CHARLESTOWN — Scott Keeley has some big plans for Charlestown Town Beach this summer.
Keeley went before the Town Council recently with a proposal to revamp the welcome signs at the entrance to the beach and its parking lot.
His new signs would replace the worn and tattered existing ones, which have deteriorated from the effects of sun, wind and water over time.
Keeley, a Charlestown resident, is passionate about public access to the beach, and he wants his new signs to convey to visitors their rights to the shore.
“It’s a matter of letting people know that this is their shore,” Keeley, a registered patent agent, said.
In addition to the usual rules and regulations governing the beach such as prohibitions on pets and alcohol, the signs will also sport a quotation from pertinent sections of the Rhode Island constitution.
It’s a quote from Section 1, Articles 16 & 17: “The people shall continue to enjoy and freely exercise all the rights of fishery, and privileges of the shore, to which they have been heretofore entitled ....”
Our Rhode Island shore ... “shall not be deemed to be a public use of private property.”
Keeley commissioned AA Thrifty Sign & Awning to produce schematics of signs for Charlestown Town Beach and Blue Shutters Beach. It was those drawings he showed to the Town Council last month.
In season, Keeley usually goes to the edge of the town beach with a sign of his own stating that shoreline rights are protected by the state Constitution.
“I’ll walk up and down the beach and tell people spread along the shore,” he said. “A lot of people say it’s going to cause a fight … and they came here to vacation, not fight with a security guard.”
Keeley’s no stranger to skirmishes over beach access.
In 2019, Keeley organized a protest that led to more than 200 supporters stepping over the Charlestown-South Kingstown line into the sands of exclusive beaches.
At that time, he also had a well-publicized run-in with a security guard who stopped him from picking up seaweed.
Keeley challenged the guard’s presence at a nearby private beach adjoining the Charlestown public beach. He was arrested for trespassing, but charges were later dropped because evidence about the line he crossed was too difficult to prove, police said.
The exact location of public access on private beaches is not clear and the Rhode Island Constitution only references a right of way. Over the decades there have been various debates, legal challenges to determining the location and differing ways to measure.
“I tell people to be reasonable. Stay reasonably close to the water. That’s where you want to be anyway,” he said.
He and a group of supporters are gearing up to push for legislation defining the area of public right. His group, he said, wants it to extend from the “shoreline plus 10” feet beyond. But they’d take “shoreline plus 6” feet, he said.
“We’re going to have a push for some letter-writing,” he said. “People feel if we don’t compromise, we aren’t going to get anything.”
Keeley also wants to do a sort of public relations campaign next Fourth of July. A plane towing a banner will say, “There is no private beach in Rhode Island.”
He’s also doing some fundraisers, including a *spotfund page, to raise money for the banner.
“It’s $50 a letter,” he said, plus fuel costs.

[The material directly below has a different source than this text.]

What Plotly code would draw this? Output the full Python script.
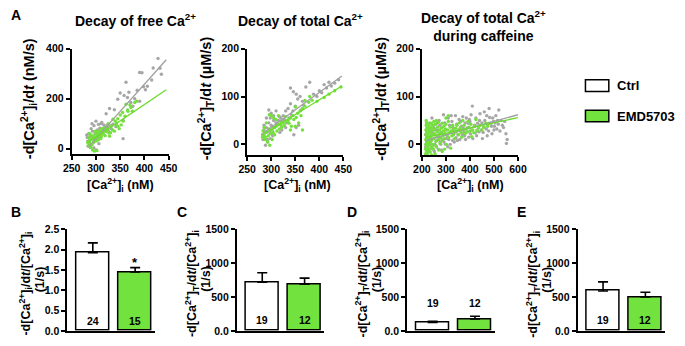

Keeley started coming to Charlestown in 1985, when his parents had a cottage. Later, after his own children moved off to college, Keeley decided to move to the beach permanently.
“If I could be anywhere, this is it,” he said.
He said a handful of out-of-state property owners are making trouble for everyone else along Charlestown Beach Road.
“The signs,” he said, “keep popping up. There’s one here that says, ‘No beach access.’ And that’s not true, there is Department of Environmental Management land at the end of this road, and CRMC rights-of-way to the beach. So there is beach access for the public beyond this point.”
Keeley would love to see his new signs installed by summer, although he’d need approval from town officials such as the Parks and Recreation Department first, he said.
He is encouraged by his appearance before the Town Council recently for his sign proposal.
“Nobody got up and spoke against it,” he said. “I had five heads nodding yes.”